»»
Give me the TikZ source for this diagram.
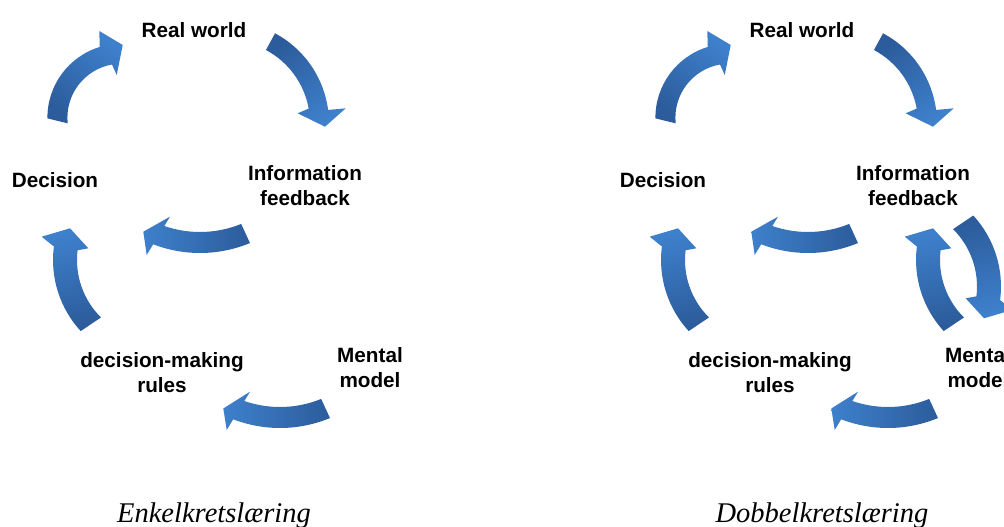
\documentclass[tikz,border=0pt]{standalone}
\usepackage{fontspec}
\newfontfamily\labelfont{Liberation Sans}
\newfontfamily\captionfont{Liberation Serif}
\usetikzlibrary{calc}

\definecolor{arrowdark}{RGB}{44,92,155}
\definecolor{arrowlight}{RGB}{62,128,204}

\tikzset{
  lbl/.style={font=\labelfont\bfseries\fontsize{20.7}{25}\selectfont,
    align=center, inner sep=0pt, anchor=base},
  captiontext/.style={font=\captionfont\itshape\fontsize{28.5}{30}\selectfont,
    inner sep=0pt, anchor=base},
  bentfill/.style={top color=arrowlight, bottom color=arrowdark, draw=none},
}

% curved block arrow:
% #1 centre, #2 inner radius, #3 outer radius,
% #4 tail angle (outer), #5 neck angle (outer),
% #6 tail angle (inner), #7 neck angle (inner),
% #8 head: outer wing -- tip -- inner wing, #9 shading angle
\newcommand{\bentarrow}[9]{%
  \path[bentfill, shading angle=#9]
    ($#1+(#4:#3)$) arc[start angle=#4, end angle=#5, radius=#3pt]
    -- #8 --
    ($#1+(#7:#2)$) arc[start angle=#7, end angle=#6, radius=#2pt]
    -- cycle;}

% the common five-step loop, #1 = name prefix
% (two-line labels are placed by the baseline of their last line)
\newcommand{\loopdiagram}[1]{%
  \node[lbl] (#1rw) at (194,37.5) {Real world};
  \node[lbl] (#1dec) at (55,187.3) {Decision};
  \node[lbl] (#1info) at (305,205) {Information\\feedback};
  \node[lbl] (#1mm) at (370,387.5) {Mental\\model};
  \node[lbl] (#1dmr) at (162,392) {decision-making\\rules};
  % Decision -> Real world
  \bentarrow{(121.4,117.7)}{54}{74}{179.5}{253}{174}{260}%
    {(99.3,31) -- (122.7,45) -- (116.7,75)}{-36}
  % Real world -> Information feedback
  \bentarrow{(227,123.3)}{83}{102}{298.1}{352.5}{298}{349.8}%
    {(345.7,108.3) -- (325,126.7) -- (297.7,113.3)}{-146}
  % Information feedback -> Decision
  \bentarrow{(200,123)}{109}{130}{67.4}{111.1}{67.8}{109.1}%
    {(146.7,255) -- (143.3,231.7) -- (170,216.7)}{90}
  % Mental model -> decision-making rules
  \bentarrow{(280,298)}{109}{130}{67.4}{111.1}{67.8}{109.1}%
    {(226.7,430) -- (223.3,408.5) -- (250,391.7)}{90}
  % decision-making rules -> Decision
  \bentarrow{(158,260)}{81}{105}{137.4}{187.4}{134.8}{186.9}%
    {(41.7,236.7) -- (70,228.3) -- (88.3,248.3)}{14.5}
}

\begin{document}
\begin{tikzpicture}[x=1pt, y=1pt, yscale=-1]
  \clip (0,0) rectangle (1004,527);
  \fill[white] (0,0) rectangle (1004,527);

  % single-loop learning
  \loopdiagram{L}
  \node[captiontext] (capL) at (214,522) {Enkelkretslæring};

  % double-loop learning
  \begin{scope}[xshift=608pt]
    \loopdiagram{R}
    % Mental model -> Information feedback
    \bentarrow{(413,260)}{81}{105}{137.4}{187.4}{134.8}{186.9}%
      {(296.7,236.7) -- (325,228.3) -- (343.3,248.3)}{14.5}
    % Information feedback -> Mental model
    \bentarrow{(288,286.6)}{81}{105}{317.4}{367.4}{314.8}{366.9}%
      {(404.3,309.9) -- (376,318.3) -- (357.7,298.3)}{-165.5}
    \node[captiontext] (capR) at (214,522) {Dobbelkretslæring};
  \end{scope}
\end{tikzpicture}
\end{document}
««
Repeat the material above in full and unchanged, minus its images.

RESULT OF THE TASK
Give me the TikZ source for this diagram.
\documentclass[tikz,border=0pt]{standalone}
\usepackage{fontspec}
\newfontfamily\labelfont{Liberation Sans}
\newfontfamily\captionfont{Liberation Serif}
\usetikzlibrary{calc}

\definecolor{arrowdark}{RGB}{44,92,155}
\definecolor{arrowlight}{RGB}{62,128,204}

\tikzset{
  lbl/.style={font=\labelfont\bfseries\fontsize{20.7}{25}\selectfont,
    align=center, inner sep=0pt, anchor=base},
  captiontext/.style={font=\captionfont\itshape\fontsize{28.5}{30}\selectfont,
    inner sep=0pt, anchor=base},
  bentfill/.style={top color=arrowlight, bottom color=arrowdark, draw=none},
}

% curved block arrow:
% #1 centre, #2 inner radius, #3 outer radius,
% #4 tail angle (outer), #5 neck angle (outer),
% #6 tail angle (inner), #7 neck angle (inner),
% #8 head: outer wing -- tip -- inner wing, #9 shading angle
\newcommand{\bentarrow}[9]{%
  \path[bentfill, shading angle=#9]
    ($#1+(#4:#3)$) arc[start angle=#4, end angle=#5, radius=#3pt]
    -- #8 --
    ($#1+(#7:#2)$) arc[start angle=#7, end angle=#6, radius=#2pt]
    -- cycle;}

% the common five-step loop, #1 = name prefix
% (two-line labels are placed by the baseline of their last line)
\newcommand{\loopdiagram}[1]{%
  \node[lbl] (#1rw) at (194,37.5) {Real world};
  \node[lbl] (#1dec) at (55,187.3) {Decision};
  \node[lbl] (#1info) at (305,205) {Information\\feedback};
  \node[lbl] (#1mm) at (370,387.5) {Mental\\model};
  \node[lbl] (#1dmr) at (162,392) {decision-making\\rules};
  % Decision -> Real world
  \bentarrow{(121.4,117.7)}{54}{74}{179.5}{253}{174}{260}%
    {(99.3,31) -- (122.7,45) -- (116.7,75)}{-36}
  % Real world -> Information feedback
  \bentarrow{(227,123.3)}{83}{102}{298.1}{352.5}{298}{349.8}%
    {(345.7,108.3) -- (325,126.7) -- (297.7,113.3)}{-146}
  % Information feedback -> Decision
  \bentarrow{(200,123)}{109}{130}{67.4}{111.1}{67.8}{109.1}%
    {(146.7,255) -- (143.3,231.7) -- (170,216.7)}{90}
  % Mental model -> decision-making rules
  \bentarrow{(280,298)}{109}{130}{67.4}{111.1}{67.8}{109.1}%
    {(226.7,430) -- (223.3,408.5) -- (250,391.7)}{90}
  % decision-making rules -> Decision
  \bentarrow{(158,260)}{81}{105}{137.4}{187.4}{134.8}{186.9}%
    {(41.7,236.7) -- (70,228.3) -- (88.3,248.3)}{14.5}
}

\begin{document}
\begin{tikzpicture}[x=1pt, y=1pt, yscale=-1]
  \clip (0,0) rectangle (1004,527);
  \fill[white] (0,0) rectangle (1004,527);

  % single-loop learning
  \loopdiagram{L}
  \node[captiontext] (capL) at (214,522) {Enkelkretslæring};

  % double-loop learning
  \begin{scope}[xshift=608pt]
    \loopdiagram{R}
    % Mental model -> Information feedback
    \bentarrow{(413,260)}{81}{105}{137.4}{187.4}{134.8}{186.9}%
      {(296.7,236.7) -- (325,228.3) -- (343.3,248.3)}{14.5}
    % Information feedback -> Mental model
    \bentarrow{(288,286.6)}{81}{105}{317.4}{367.4}{314.8}{366.9}%
      {(404.3,309.9) -- (376,318.3) -- (357.7,298.3)}{-165.5}
    \node[captiontext] (capR) at (214,522) {Dobbelkretslæring};
  \end{scope}
\end{tikzpicture}
\end{document}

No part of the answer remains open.